3.5Adjusting information of the backbone of the Statistical Data Warehouse

By using information from the BR as a backbone for the population in a SDWH and combining this with satelites containing quasi-complete information about enterprise unit, turnover and employment the basic condition to produce coherent output is fullfiled. Then other input data covering only part of the enterprises (surveys, admin data for specific enterprises) can used because they need to be linked to an active population with known key variables (to detect non-representativity).

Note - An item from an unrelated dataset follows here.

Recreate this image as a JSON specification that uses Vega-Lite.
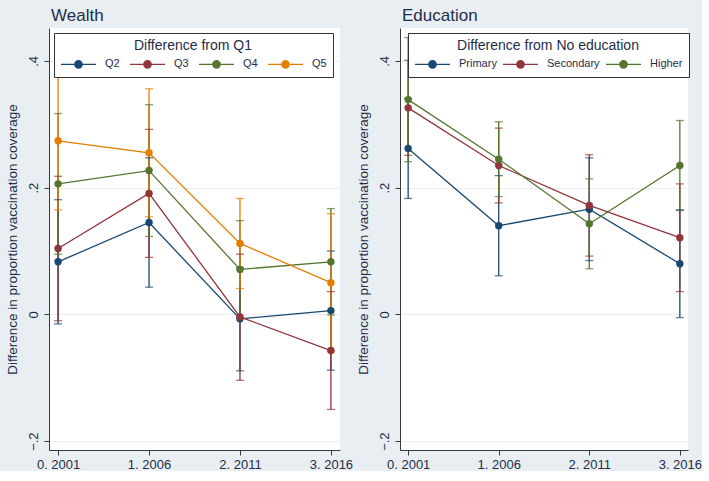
{
  "$schema": "https://vega.github.io/schema/vega-lite/v6.json",
  "background": "#e8eef2",
  "padding": {"left": 5, "top": 7, "right": 0, "bottom": 0},
  "spacing": 3,
  "config": {
    "font": "Liberation Sans",
    "view": {"stroke": null, "fill": "white"},
    "axis": {
      "domainColor": "#3a3a3a", "tickColor": "#3a3a3a", "tickSize": 5,
      "labelFontSize": 13, "labelColor": "#1f2d48",
      "titleFontSize": 13.5, "titleFontWeight": "normal", "titleColor": "#1f2d48",
      "gridColor": "#e8eef2", "gridWidth": 1
    },
    "legend": {
      "orient": "none", "direction": "horizontal", "fillColor": "white", "strokeColor": "#333333",
      "padding": 6, "titleAnchor": "middle", "titleFontSize": 14, "titleFontWeight": "normal", "titleLimit": 400,
      "titleColor": "#1f2d48", "titlePadding": 5, "labelFontSize": 11, "labelColor": "#1f2d48",
      "labelOffset": 33, "symbolSize": 100, "symbolStrokeWidth": 1.3, "labelLimit": 200,
      "symbolType": "M-1,0H1.76M3.24,0H6M3.24,0A0.74,0.74,0,1,1,1.76,0A0.74,0.74,0,1,1,3.24,0Z"
    },
    "title": {"fontSize": 17, "fontWeight": "normal", "color": "#1f2d48", "anchor": "start", "frame": "group", "offset": 3, "dx": 2}
  },
  "datasets": {
    "d": [
      {"panel": "W", "grp": "Q2", "t": 0, "est": 0.083, "lo": -0.015, "hi": 0.181},
      {"panel": "W", "grp": "Q2", "t": 1, "est": 0.145, "lo": 0.043, "hi": 0.247},
      {"panel": "W", "grp": "Q2", "t": 2, "est": -0.007, "lo": -0.089, "hi": 0.074},
      {"panel": "W", "grp": "Q2", "t": 3, "est": 0.006, "lo": -0.088, "hi": 0.100},
      {"panel": "W", "grp": "Q3", "t": 0, "est": 0.104, "lo": -0.010, "hi": 0.218},
      {"panel": "W", "grp": "Q3", "t": 1, "est": 0.191, "lo": 0.090, "hi": 0.292},
      {"panel": "W", "grp": "Q3", "t": 2, "est": -0.004, "lo": -0.104, "hi": 0.095},
      {"panel": "W", "grp": "Q3", "t": 3, "est": -0.057, "lo": -0.150, "hi": 0.036},
      {"panel": "W", "grp": "Q4", "t": 0, "est": 0.206, "lo": 0.095, "hi": 0.317},
      {"panel": "W", "grp": "Q4", "t": 1, "est": 0.227, "lo": 0.123, "hi": 0.331},
      {"panel": "W", "grp": "Q4", "t": 2, "est": 0.071, "lo": -0.006, "hi": 0.148},
      {"panel": "W", "grp": "Q4", "t": 3, "est": 0.083, "lo": -0.001, "hi": 0.167},
      {"panel": "W", "grp": "Q5", "t": 0, "est": 0.274, "lo": 0.165, "hi": 0.383},
      {"panel": "W", "grp": "Q5", "t": 1, "est": 0.255, "lo": 0.154, "hi": 0.356},
      {"panel": "W", "grp": "Q5", "t": 2, "est": 0.112, "lo": 0.041, "hi": 0.183},
      {"panel": "W", "grp": "Q5", "t": 3, "est": 0.050, "lo": -0.059, "hi": 0.159},
      {"panel": "E", "grp": "Primary", "t": 0, "est": 0.262, "lo": 0.183, "hi": 0.341},
      {"panel": "E", "grp": "Primary", "t": 1, "est": 0.140, "lo": 0.061, "hi": 0.219},
      {"panel": "E", "grp": "Primary", "t": 2, "est": 0.166, "lo": 0.085, "hi": 0.247},
      {"panel": "E", "grp": "Primary", "t": 3, "est": 0.080, "lo": -0.005, "hi": 0.165},
      {"panel": "E", "grp": "Secondary", "t": 0, "est": 0.326, "lo": 0.251, "hi": 0.401},
      {"panel": "E", "grp": "Secondary", "t": 1, "est": 0.235, "lo": 0.176, "hi": 0.294},
      {"panel": "E", "grp": "Secondary", "t": 2, "est": 0.172, "lo": 0.092, "hi": 0.252},
      {"panel": "E", "grp": "Secondary", "t": 3, "est": 0.121, "lo": 0.036, "hi": 0.206},
      {"panel": "E", "grp": "Higher", "t": 0, "est": 0.339, "lo": 0.241, "hi": 0.437},
      {"panel": "E", "grp": "Higher", "t": 1, "est": 0.245, "lo": 0.186, "hi": 0.304},
      {"panel": "E", "grp": "Higher", "t": 2, "est": 0.143, "lo": 0.072, "hi": 0.214},
      {"panel": "E", "grp": "Higher", "t": 3, "est": 0.235, "lo": 0.164, "hi": 0.306}
    ]
  },
  "resolve": {"scale": {"color": "independent", "x": "independent", "y": "independent"}, "legend": {"color": "independent"}},
  "hconcat": [
    {
      "width": 291, "height": 422,
      "title": {"text": "Wealth"},
      "data": {"name": "d"},
      "transform": [{"filter": "datum.panel == 'W'"}],
      "encoding": {
        "x": {"field": "t", "type": "quantitative",
          "scale": {"domain": [-0.1, 3.1], "nice": false, "zero": false},
          "axis": {"title": null, "values": [0, 1, 2, 3], "grid": false, "labelAngle": 0, "labelPadding": 3,
            "labelExpr": "['0. 2001','1. 2006','2. 2011','3. 2016'][datum.value]"}},
        "color": {"field": "grp", "type": "nominal",
          "scale": {"domain": ["Q2", "Q3", "Q4", "Q5"], "range": ["#1a476f", "#90353b", "#55752f", "#e37e00"]},
          "legend": {"title": "Difference from Q1", "legendX": 5, "legendY": 5, "columns": 4, "columnPadding": 7,
            "encode": {"symbols": {"update": {
              "fill": {"signal": "datum.value == 'Q2' ? '#1a476f' : datum.value == 'Q3' ? '#90353b' : datum.value == 'Q4' ? '#55752f' : '#e37e00'"},
              "stroke": {"signal": "datum.value == 'Q2' ? '#1a476f' : datum.value == 'Q3' ? '#90353b' : datum.value == 'Q4' ? '#55752f' : '#e37e00'"},
              "opacity": {"value": 1}, "strokeWidth": {"value": 1.3}}}}}}
      },
      "layer": [
        {"mark": {"type": "rule", "strokeWidth": 1.3},
          "encoding": {
            "y": {"field": "lo", "type": "quantitative",
              "scale": {"domain": [-0.214, 0.452], "nice": false, "zero": false},
              "axis": {"title": "Difference in proportion vaccination coverage", "values": [-0.2, 0, 0.2, 0.4], "grid": true,
                "labelExpr": "datum.value == 0 ? '0' : replace(format(datum.value, '.1f'), '0.', '.')",
                "labelAngle": -90, "labelAlign": "center", "labelBaseline": "bottom", "labelPadding": 4, "titlePadding": 8}},
            "y2": {"field": "hi"}}},
        {"mark": {"type": "tick", "orient": "horizontal", "size": 8, "thickness": 1.3},
          "encoding": {"y": {"field": "lo", "type": "quantitative", "title": "Difference in proportion vaccination coverage"}}},
        {"mark": {"type": "tick", "orient": "horizontal", "size": 8, "thickness": 1.3},
          "encoding": {"y": {"field": "hi", "type": "quantitative", "title": "Difference in proportion vaccination coverage"}}},
        {"mark": {"type": "line", "strokeWidth": 1.3},
          "encoding": {"y": {"field": "est", "type": "quantitative", "title": "Difference in proportion vaccination coverage"}}},
        {"mark": {"type": "point", "filled": true, "size": 55, "opacity": 1},
          "encoding": {"y": {"field": "est", "type": "quantitative", "title": "Difference in proportion vaccination coverage"}}}
      ]
    },
    {
      "width": 288, "height": 422,
      "title": {"text": "Education"},
      "data": {"name": "d"},
      "transform": [{"filter": "datum.panel == 'E'"}],
      "encoding": {
        "x": {"field": "t", "type": "quantitative",
          "scale": {"domain": [-0.09, 3.09], "nice": false, "zero": false},
          "axis": {"title": null, "values": [0, 1, 2, 3], "grid": false, "labelAngle": 0, "labelPadding": 3,
            "labelExpr": "['0. 2001','1. 2006','2. 2011','3. 2016'][datum.value]"}},
        "color": {"field": "grp", "type": "nominal",
          "scale": {"domain": ["Primary", "Secondary", "Higher"], "range": ["#1a476f", "#90353b", "#55752f"]},
          "legend": {"title": "Difference from No education", "legendX": 8, "legendY": 5, "columns": 3, "columnPadding": 3,
            "encode": {"symbols": {"update": {
              "fill": {"signal": "datum.value == 'Primary' ? '#1a476f' : datum.value == 'Secondary' ? '#90353b' : '#55752f'"},
              "stroke": {"signal": "datum.value == 'Primary' ? '#1a476f' : datum.value == 'Secondary' ? '#90353b' : '#55752f'"},
              "opacity": {"value": 1}, "strokeWidth": {"value": 1.3}}}}}}
      },
      "layer": [
        {"mark": {"type": "rule", "strokeWidth": 1.3},
          "encoding": {
            "y": {"field": "lo", "type": "quantitative",
              "scale": {"domain": [-0.214, 0.452], "nice": false, "zero": false},
              "axis": {"title": "Difference in proportion vaccination coverage", "values": [-0.2, 0, 0.2, 0.4], "grid": true,
                "labelExpr": "datum.value == 0 ? '0' : replace(format(datum.value, '.1f'), '0.', '.')",
                "labelAngle": -90, "labelAlign": "center", "labelBaseline": "bottom", "labelPadding": 4, "titlePadding": 8}},
            "y2": {"field": "hi"}}},
        {"mark": {"type": "tick", "orient": "horizontal", "size": 8, "thickness": 1.3},
          "encoding": {"y": {"field": "lo", "type": "quantitative", "title": "Difference in proportion vaccination coverage"}}},
        {"mark": {"type": "tick", "orient": "horizontal", "size": 8, "thickness": 1.3},
          "encoding": {"y": {"field": "hi", "type": "quantitative", "title": "Difference in proportion vaccination coverage"}}},
        {"mark": {"type": "line", "strokeWidth": 1.3},
          "encoding": {"y": {"field": "est", "type": "quantitative", "title": "Difference in proportion vaccination coverage"}}},
        {"mark": {"type": "point", "filled": true, "size": 55, "opacity": 1},
          "encoding": {"y": {"field": "est", "type": "quantitative", "title": "Difference in proportion vaccination coverage"}}}
      ]
    }
  ]
}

From the methodological point of view the coherent weighting techniques to link the estimates from the oother data sources with the backbone + satelites are not always straightforward, but can be resolved. A more fundamental problem is when the information from the input sources is conflicting due to errors in one of the data sources. Especially when this leads to incoherent outcome. In the case some datasources need to be changed according to fact finding at microlevel or some decisions based on general considered reliability of one specific source. Conflicting information between the sooruces may affect the backbone on two specific points

  • NACE-codes, which appear to be incorrect when confronting with other data sources
  • Size classes, which appear to be incorrect when confronting with other data sources.

If necessary, this may lead to changes in NACE-code and size-class in the population frame (=backbone). The latter leads to adapted weighting procedures for survey data covering only a part of the population and needs feedback to the original BR from which the population frame is derived.

As this is quite complex, it is recommended that all such changes are only made to a minimum extent and are queued until one moment (release 3).